Stated exercise ->
Transcribe the listing verbatim. Do not carry over any pictures.

**** Data segment ****

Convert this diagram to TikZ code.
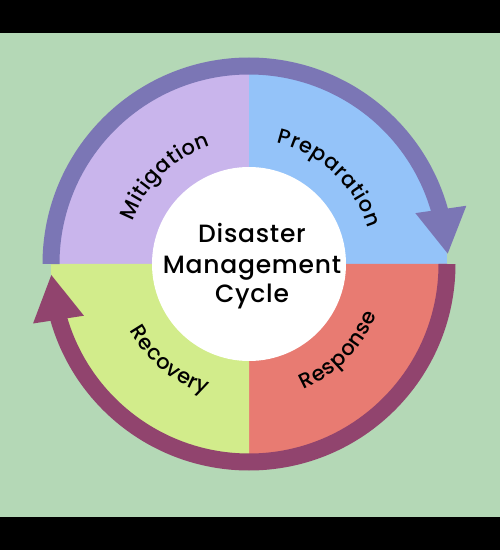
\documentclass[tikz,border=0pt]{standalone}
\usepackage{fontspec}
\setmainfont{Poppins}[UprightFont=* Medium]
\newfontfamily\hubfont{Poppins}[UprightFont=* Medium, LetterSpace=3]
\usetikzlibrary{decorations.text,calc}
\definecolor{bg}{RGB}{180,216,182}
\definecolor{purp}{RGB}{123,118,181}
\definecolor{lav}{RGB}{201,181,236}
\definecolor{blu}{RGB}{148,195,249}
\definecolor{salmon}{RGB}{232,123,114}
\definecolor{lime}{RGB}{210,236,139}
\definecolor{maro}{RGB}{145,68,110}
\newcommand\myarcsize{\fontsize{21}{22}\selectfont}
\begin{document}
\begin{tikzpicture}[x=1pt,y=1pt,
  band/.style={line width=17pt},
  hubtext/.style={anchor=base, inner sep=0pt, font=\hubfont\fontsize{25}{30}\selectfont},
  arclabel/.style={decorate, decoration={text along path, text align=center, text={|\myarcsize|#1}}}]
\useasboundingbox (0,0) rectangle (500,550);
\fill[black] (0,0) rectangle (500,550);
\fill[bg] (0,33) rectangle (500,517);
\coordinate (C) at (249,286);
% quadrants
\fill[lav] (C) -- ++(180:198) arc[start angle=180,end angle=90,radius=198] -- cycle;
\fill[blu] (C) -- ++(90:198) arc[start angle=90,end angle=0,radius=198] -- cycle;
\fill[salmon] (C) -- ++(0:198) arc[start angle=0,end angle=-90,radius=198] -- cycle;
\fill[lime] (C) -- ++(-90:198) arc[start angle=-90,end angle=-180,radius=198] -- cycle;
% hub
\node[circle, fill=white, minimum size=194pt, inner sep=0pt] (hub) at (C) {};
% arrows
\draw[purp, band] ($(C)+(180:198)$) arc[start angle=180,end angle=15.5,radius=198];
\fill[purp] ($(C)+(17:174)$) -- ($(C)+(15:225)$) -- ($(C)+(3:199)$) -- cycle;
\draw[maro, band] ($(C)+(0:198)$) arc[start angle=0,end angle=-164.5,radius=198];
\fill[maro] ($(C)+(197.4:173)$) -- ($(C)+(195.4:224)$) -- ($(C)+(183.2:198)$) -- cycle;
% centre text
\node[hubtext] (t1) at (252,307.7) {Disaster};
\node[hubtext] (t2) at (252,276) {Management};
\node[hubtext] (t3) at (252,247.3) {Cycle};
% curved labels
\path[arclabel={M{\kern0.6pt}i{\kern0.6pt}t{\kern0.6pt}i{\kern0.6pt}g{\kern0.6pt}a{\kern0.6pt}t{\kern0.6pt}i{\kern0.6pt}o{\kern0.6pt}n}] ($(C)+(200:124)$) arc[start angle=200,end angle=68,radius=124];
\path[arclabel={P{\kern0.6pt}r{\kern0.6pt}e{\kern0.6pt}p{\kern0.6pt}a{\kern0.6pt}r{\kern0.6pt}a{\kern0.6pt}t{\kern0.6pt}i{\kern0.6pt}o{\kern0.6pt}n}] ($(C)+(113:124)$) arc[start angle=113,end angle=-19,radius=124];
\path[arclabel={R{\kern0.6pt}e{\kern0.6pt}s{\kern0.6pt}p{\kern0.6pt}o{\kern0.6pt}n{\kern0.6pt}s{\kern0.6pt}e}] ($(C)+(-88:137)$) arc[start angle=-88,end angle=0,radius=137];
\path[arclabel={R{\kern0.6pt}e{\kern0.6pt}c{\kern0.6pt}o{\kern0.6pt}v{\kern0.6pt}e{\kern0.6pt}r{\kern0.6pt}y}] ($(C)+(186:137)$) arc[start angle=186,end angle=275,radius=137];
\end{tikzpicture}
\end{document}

****

Finished task ->
Convert this diagram to TikZ code.
\documentclass[tikz,border=0pt]{standalone}
\usepackage{fontspec}
\setmainfont{Poppins}[UprightFont=* Medium]
\newfontfamily\hubfont{Poppins}[UprightFont=* Medium, LetterSpace=3]
\usetikzlibrary{decorations.text,calc}
\definecolor{bg}{RGB}{180,216,182}
\definecolor{purp}{RGB}{123,118,181}
\definecolor{lav}{RGB}{201,181,236}
\definecolor{blu}{RGB}{148,195,249}
\definecolor{salmon}{RGB}{232,123,114}
\definecolor{lime}{RGB}{210,236,139}
\definecolor{maro}{RGB}{145,68,110}
\newcommand\myarcsize{\fontsize{21}{22}\selectfont}
\begin{document}
\begin{tikzpicture}[x=1pt,y=1pt,
  band/.style={line width=17pt},
  hubtext/.style={anchor=base, inner sep=0pt, font=\hubfont\fontsize{25}{30}\selectfont},
  arclabel/.style={decorate, decoration={text along path, text align=center, text={|\myarcsize|#1}}}]
\useasboundingbox (0,0) rectangle (500,550);
\fill[black] (0,0) rectangle (500,550);
\fill[bg] (0,33) rectangle (500,517);
\coordinate (C) at (249,286);
% quadrants
\fill[lav] (C) -- ++(180:198) arc[start angle=180,end angle=90,radius=198] -- cycle;
\fill[blu] (C) -- ++(90:198) arc[start angle=90,end angle=0,radius=198] -- cycle;
\fill[salmon] (C) -- ++(0:198) arc[start angle=0,end angle=-90,radius=198] -- cycle;
\fill[lime] (C) -- ++(-90:198) arc[start angle=-90,end angle=-180,radius=198] -- cycle;
% hub
\node[circle, fill=white, minimum size=194pt, inner sep=0pt] (hub) at (C) {};
% arrows
\draw[purp, band] ($(C)+(180:198)$) arc[start angle=180,end angle=15.5,radius=198];
\fill[purp] ($(C)+(17:174)$) -- ($(C)+(15:225)$) -- ($(C)+(3:199)$) -- cycle;
\draw[maro, band] ($(C)+(0:198)$) arc[start angle=0,end angle=-164.5,radius=198];
\fill[maro] ($(C)+(197.4:173)$) -- ($(C)+(195.4:224)$) -- ($(C)+(183.2:198)$) -- cycle;
% centre text
\node[hubtext] (t1) at (252,307.7) {Disaster};
\node[hubtext] (t2) at (252,276) {Management};
\node[hubtext] (t3) at (252,247.3) {Cycle};
% curved labels
\path[arclabel={M{\kern0.6pt}i{\kern0.6pt}t{\kern0.6pt}i{\kern0.6pt}g{\kern0.6pt}a{\kern0.6pt}t{\kern0.6pt}i{\kern0.6pt}o{\kern0.6pt}n}] ($(C)+(200:124)$) arc[start angle=200,end angle=68,radius=124];
\path[arclabel={P{\kern0.6pt}r{\kern0.6pt}e{\kern0.6pt}p{\kern0.6pt}a{\kern0.6pt}r{\kern0.6pt}a{\kern0.6pt}t{\kern0.6pt}i{\kern0.6pt}o{\kern0.6pt}n}] ($(C)+(113:124)$) arc[start angle=113,end angle=-19,radius=124];
\path[arclabel={R{\kern0.6pt}e{\kern0.6pt}s{\kern0.6pt}p{\kern0.6pt}o{\kern0.6pt}n{\kern0.6pt}s{\kern0.6pt}e}] ($(C)+(-88:137)$) arc[start angle=-88,end angle=0,radius=137];
\path[arclabel={R{\kern0.6pt}e{\kern0.6pt}c{\kern0.6pt}o{\kern0.6pt}v{\kern0.6pt}e{\kern0.6pt}r{\kern0.6pt}y}] ($(C)+(186:137)$) arc[start angle=186,end angle=275,radius=137];
\end{tikzpicture}
\end{document}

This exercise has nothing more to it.